Gun homicide rate in Canada drops to lowest ever.

Magpie was going to blog about this, but xymphora's got it covered:

In 2002, Canada had 149 homicides committed by gun (the firearm homicide rate has been falling for the last thirty years). The United States, with approximately ten times the population of Canada, has over 10,000 homicides committed by gun each year (despite the fact that gun deaths and gun homicides have been dropping significantly in the United States over the last ten years). Canada exists in exactly the same atmosphere of violent American popular culture as Americans do, and is statistically similar to the United States in most measures of health.

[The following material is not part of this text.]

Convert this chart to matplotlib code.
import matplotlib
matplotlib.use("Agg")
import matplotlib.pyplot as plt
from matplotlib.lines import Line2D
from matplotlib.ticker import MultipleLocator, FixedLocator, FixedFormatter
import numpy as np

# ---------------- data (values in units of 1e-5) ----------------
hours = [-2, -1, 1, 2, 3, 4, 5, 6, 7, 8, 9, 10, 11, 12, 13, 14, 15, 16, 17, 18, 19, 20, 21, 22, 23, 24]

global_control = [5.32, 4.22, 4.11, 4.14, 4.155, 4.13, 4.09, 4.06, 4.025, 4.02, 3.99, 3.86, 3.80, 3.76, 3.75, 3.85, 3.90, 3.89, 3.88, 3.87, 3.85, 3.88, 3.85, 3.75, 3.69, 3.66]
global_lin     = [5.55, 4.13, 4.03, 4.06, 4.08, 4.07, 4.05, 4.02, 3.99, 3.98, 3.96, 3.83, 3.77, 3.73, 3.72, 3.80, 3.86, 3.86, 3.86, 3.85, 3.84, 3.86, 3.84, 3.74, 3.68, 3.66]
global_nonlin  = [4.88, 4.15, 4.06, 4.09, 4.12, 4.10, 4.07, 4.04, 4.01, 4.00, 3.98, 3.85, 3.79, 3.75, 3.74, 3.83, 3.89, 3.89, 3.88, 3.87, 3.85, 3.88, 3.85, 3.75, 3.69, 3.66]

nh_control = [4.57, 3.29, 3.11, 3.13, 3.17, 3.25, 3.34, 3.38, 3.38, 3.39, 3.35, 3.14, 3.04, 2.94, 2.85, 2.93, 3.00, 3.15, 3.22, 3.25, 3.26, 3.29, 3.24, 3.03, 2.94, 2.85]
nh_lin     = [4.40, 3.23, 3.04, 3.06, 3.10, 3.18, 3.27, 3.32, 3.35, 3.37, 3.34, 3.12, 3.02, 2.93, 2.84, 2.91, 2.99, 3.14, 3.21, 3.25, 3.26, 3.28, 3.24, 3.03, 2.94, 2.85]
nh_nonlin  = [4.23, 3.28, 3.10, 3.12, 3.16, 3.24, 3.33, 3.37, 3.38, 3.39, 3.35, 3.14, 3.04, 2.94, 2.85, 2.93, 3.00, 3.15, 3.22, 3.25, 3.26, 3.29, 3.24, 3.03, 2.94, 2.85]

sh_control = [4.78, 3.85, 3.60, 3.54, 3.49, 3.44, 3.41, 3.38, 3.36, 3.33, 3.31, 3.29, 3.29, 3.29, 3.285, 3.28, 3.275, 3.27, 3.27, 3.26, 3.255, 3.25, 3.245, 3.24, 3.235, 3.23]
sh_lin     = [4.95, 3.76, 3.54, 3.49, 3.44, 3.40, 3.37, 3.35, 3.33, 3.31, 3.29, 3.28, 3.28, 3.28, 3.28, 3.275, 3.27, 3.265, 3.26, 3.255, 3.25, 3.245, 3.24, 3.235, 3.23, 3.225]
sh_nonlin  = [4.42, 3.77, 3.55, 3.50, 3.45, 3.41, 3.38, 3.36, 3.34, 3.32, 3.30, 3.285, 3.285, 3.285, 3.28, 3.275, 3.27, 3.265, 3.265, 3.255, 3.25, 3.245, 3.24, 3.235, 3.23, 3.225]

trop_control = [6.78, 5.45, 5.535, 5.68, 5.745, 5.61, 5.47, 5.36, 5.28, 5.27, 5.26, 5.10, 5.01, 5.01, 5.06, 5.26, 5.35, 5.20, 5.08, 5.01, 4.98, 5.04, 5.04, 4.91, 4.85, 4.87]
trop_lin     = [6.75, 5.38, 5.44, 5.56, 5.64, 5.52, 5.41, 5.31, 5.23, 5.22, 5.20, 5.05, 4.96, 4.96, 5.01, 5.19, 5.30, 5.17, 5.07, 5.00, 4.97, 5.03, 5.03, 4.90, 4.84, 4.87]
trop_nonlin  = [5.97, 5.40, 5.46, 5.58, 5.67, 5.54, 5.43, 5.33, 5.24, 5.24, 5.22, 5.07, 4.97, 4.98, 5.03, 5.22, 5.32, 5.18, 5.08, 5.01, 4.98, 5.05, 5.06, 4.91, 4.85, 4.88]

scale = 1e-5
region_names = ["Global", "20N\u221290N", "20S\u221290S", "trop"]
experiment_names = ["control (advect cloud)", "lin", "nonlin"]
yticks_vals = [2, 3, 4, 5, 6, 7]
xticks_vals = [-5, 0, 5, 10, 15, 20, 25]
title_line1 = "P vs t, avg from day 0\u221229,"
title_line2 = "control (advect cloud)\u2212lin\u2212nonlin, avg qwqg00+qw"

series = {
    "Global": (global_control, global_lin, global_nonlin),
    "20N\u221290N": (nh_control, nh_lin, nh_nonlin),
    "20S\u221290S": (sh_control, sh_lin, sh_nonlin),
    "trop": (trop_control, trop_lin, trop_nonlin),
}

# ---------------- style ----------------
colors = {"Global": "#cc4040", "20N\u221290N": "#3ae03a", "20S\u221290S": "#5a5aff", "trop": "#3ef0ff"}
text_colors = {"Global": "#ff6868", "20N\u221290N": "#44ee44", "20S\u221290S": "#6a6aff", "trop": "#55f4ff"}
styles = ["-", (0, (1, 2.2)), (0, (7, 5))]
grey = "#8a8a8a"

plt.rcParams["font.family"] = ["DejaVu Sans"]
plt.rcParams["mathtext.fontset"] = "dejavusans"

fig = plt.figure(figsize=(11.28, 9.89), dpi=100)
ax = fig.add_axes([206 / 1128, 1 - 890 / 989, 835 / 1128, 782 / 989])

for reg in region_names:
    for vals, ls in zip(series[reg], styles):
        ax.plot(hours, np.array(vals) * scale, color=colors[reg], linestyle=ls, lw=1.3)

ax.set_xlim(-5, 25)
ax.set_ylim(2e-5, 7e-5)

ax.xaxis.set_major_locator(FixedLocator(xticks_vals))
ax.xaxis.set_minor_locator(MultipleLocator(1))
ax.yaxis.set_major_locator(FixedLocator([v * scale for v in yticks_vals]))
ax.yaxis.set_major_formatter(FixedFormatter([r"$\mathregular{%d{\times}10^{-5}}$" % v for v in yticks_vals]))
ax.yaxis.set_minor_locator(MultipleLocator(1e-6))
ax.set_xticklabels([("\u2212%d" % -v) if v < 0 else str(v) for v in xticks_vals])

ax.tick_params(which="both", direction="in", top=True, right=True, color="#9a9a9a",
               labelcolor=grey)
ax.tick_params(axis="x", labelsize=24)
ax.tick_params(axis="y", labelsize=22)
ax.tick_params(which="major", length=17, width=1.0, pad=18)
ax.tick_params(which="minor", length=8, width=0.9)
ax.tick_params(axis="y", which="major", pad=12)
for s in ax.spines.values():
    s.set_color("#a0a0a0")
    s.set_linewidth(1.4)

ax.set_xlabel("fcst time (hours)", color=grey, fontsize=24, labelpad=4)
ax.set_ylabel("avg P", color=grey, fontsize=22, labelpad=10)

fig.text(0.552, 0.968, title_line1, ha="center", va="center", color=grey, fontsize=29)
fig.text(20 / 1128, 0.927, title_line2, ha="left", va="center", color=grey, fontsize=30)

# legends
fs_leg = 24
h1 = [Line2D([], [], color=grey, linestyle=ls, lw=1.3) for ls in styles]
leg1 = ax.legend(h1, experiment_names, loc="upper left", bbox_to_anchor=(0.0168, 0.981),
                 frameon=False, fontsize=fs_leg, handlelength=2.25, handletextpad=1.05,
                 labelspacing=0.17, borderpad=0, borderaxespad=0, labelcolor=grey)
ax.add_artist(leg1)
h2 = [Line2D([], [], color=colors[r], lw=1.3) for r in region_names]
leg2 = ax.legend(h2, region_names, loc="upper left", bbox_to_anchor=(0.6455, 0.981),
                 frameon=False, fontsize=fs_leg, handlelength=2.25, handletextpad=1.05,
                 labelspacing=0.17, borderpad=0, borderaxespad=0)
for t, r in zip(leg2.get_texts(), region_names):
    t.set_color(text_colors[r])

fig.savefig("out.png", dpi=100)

It appears that the massive discrepancy exists because of the amount of gun ownership, and in particular the much greater number of handguns in the United States. I know there has been a tremendous effort in the United States, funded by gun companies and their lobbyists, to attempt to prove that gun ownership somehow makes people safer, but the huge difference between the Canadian and American experience is impossible to surmount with tricks with statistics (it gets even worse if you think about suicide and accidental deaths). This isn't necessarily an argument for legal restrictions on gun ownership, but it is clear that the price for unrestricted gun ownership will be a significant number of human lives.

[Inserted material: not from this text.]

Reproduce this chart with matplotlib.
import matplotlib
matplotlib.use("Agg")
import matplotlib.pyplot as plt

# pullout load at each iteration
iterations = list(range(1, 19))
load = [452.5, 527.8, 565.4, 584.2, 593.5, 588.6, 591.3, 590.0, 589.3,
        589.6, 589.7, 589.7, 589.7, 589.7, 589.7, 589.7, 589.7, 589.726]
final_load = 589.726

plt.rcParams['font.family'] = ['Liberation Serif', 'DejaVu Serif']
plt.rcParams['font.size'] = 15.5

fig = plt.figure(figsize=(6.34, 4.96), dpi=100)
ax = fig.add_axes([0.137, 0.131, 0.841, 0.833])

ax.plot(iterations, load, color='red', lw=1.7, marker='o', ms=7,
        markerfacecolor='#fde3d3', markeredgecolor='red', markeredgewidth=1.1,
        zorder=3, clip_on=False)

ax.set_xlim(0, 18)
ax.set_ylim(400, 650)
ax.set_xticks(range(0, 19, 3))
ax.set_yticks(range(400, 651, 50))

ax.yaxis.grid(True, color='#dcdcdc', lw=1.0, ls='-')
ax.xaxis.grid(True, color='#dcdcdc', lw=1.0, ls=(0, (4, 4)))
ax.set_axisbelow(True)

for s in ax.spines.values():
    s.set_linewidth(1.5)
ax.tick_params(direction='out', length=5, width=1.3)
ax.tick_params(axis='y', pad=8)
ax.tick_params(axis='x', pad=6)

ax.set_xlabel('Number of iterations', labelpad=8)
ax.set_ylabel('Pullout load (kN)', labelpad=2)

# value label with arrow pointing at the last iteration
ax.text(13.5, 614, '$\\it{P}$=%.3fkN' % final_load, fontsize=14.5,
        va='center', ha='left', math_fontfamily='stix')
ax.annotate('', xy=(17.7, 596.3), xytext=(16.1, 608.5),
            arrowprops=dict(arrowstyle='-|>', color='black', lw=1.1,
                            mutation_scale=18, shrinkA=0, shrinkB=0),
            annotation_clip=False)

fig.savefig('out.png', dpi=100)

The new Canadian figures made Magpie remember a 1980s study of violent crimes in Seattle and Vancouver. The two cities were (and are) about the same size, located about 120 miles apart on opposite sides of the Canada-US border. Basically, the two cities are about as similar as any pair you could find in either country. Rather than try to remember the findings ourselves, we went and found an abstract for the journal article reporting the study's results.

Handgun Regulations, Crime, Assaults, and Homicide: A Tale of Two Cities, John Henry Sloan, MD, MPH; Arthur L. Kellermann, MD, MPH; et al, The New England Journal of Medicine, Vol. 319, No. 19, November 10, 1988, pp. 1256-1262.

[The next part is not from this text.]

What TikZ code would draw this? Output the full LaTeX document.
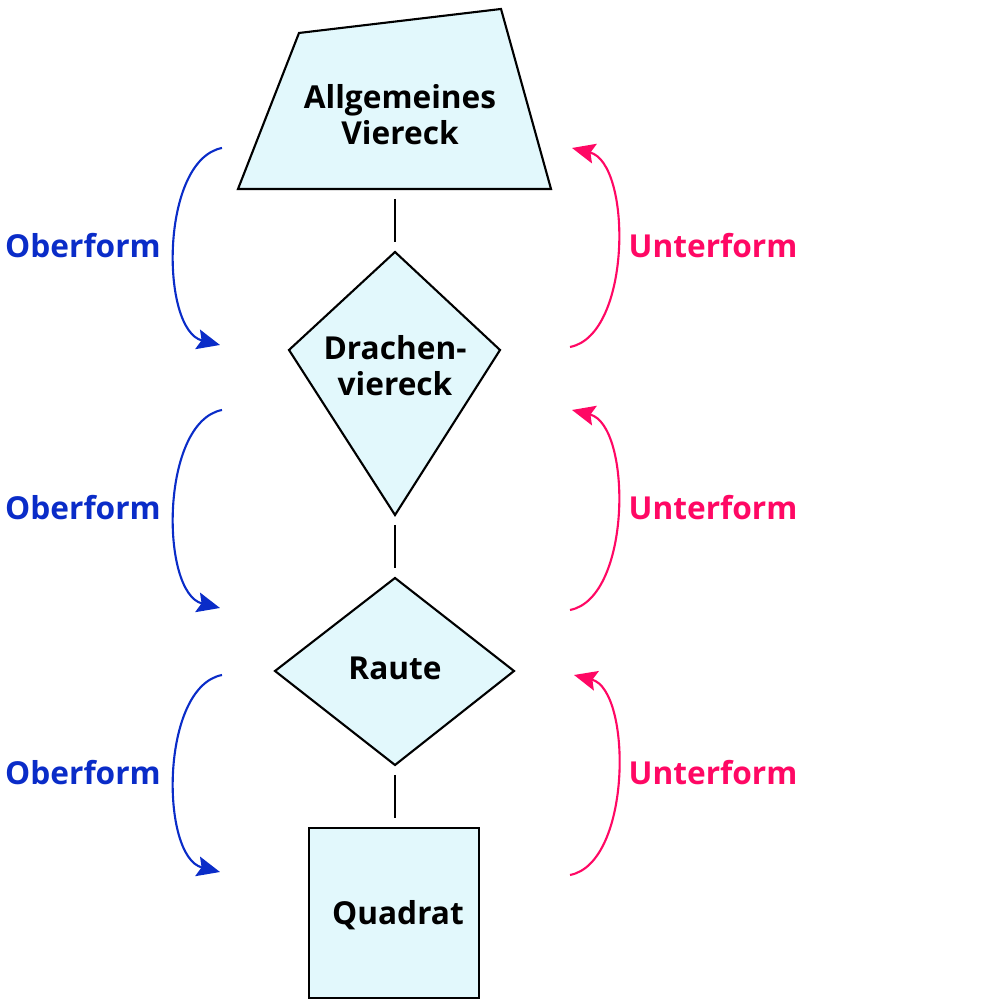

Key Statistics: Although similar to Seattle, Washington in many ways, Vancouver, British Columbia has adopted a more restrictive approach to the regulation of handguns. In this study, the annual rate of assault was only modestly higher in Seattle than Vancouver, but the rate of assault involving firearms was seven times higher in Seattle. The risk of death from homicide was found to be significantly higher in Seattle than in Vancouver. Virtually all of this excess risk was explained by a nearly five-fold higher risk of being murdered with a handgun in Seattle as compared with Vancouver. Rates of homicide involving means other than guns were not found to be substantially different in the two cities.

This study examined robberies, burglaries, assaults, and homicides in Seattle, Washington and Vancouver, British Columbia, from 1980 through 1986 to determine the associations between handgun regulations, assault and other crimes, and homicide. This study found that restrictions on handgun access may reduce the rate of homicide in a community.


Basically, the study said that if guns are more easily available, the homicide rate will be higher. The city that had the higher handgun ownership rate and the less restrictive gun laws—Seattle—had more assaults involving guns and more gun-related homicides than Vancouver—the city with restrictive gun laws and fewer handguns in the possession of its residents.

Of course, the gun lobby has been attacking the conclusions and methodology of this study for years, trying to prove that it didn't prove any link between gun, gun laws, and homicides. They're undoubtedly getting ready to 'prove' that the continuing decrease in gun-related homicides in Canada has nothing to do with its gun laws, either.